Cultural gathering continues to grow
In its fourth year, "The Culture Connection" community cookout and picnic continues to expand.
"We are over double what we had last year," said Audrey Thayer, coordinator of the Greater Minnesota Racial Justice Project of the American Civil Liberties Union of Minnesota.
The event, held Thursday afternoon at UpNorth Marina in Bemidji, will next year be called the Cultural Connection Festival because it has expanded its offerings so much, Thayer said, noting an entertainment lineup that included Northern Ojibwe Drum and Dance, Rocky Mountain, Dennis Montgomery, Shylan Rose & Friends, Jill Naylor-Yarger and Mike Nayor & Friends.
"The whole purpose is to reach the community (and focus on the) importance of diversity in our community," she said, adding that Cultural Connection focuses on embracing that diversity.
Harlan Johnson, a member of both the Red Lake and White Earth reservations, is an intern from Bemidji State University working with the GMRJP. Johnson was a big part of the Cultural Connection, Thayer said. "He's done an awesome job putting this together."
Johnson and Mike Newago grilled hamburgers, bratwurst and hot dogs all afternoon as a steady stream of people passed through the food line.
"We ordered 250 (hamburger) patties, 150 brats and 150 hot dogs, and then we went out and got some more," Johnson said.
"This was Audrey's idea four years ago," said Charles Samuelson, executive director of the ALCU of Minnesota. Thayer recognized that different groups were trying to do similar things and she felt they could come together, Samuelson said.
"It's just grown and grown and grown," he said.
Samuelson said people have a misconception of what the ACLU is all about.
"When people talk about the ACLU, they talk about suing people, going after the government, going after the cops," Samuelson said. "This is more what the ACLU is about. ... This is a fun celebration."
Lisa Roulette, who attended the event with her 3-year-old granddaughter, Iris Paul, said the Cultural Connection helps people to get a better understanding of what the ACLU does and helps people understand cultural differences.
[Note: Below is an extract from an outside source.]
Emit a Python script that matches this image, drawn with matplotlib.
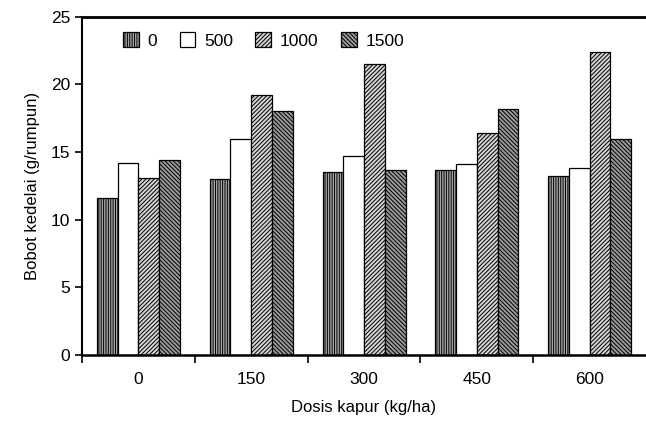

Despite three reservations in close proximity to the Bemidji area and a significant American Indian population in Bemidji and Beltrami County, there is little mixing here between whites and American Indians, said Roulette, who has nine children ranging in age from 24 to 9, most of whom are mixed-race.
"My kids don't see it," she said. "I've tried really hard to make that invisible to them."
Her children have multicultural friends, she said, adding that her youngest child is white but embraces cultural diversity.
"My son Ivan is white," Roulette said. "He makes a point of crossing cultures and not making his whiteness an issue."
Kris Cunningham, a young black man who has lived in Bemidji for eight years, said he felt Thursday's Cultural Connection was inviting to people of all cultures and ethnicities.
"I believe culture is important," said Wayne Carson. "Racism is always there, but this is a way to show that our native culture is beautiful, our traditional ways ... It's come together as a community, to understand and respect each other."
Richard Kingbird said it's good for people to come together and talk about things that matter to them.
The Cultural Connection featured speakers and entertainment under a large tent throughout the afternoon. Another tent housed booths representing about 20 organizations, such as U.S. Census 2010, Evergreen House and the Nokomagiisis Program of the Northwoods Coalition of Family Safety.
"Everyone seems friendly and getting along really well," said Georgia Fay, an elder with Nokomagiisis. "People are saying hi to me that I never saw before."
"It is one of the few places where I know there isn't a whole lot of prejudice," said her daughter, Linda Fay.
Georgia Fay noted that the sponsors of the Cultural Connection cross cultural lines.
"I think the sponsorship is good because it's not just native American," she said. "It helps spread the word that this is not just for native Americans."
Roulette stressed the importance of being open to other cultures, people and ideas.
"I just think it's really important for people to become more comfortable stepping outside of their comfort zone and saying 'hi' to their neighbors," she said.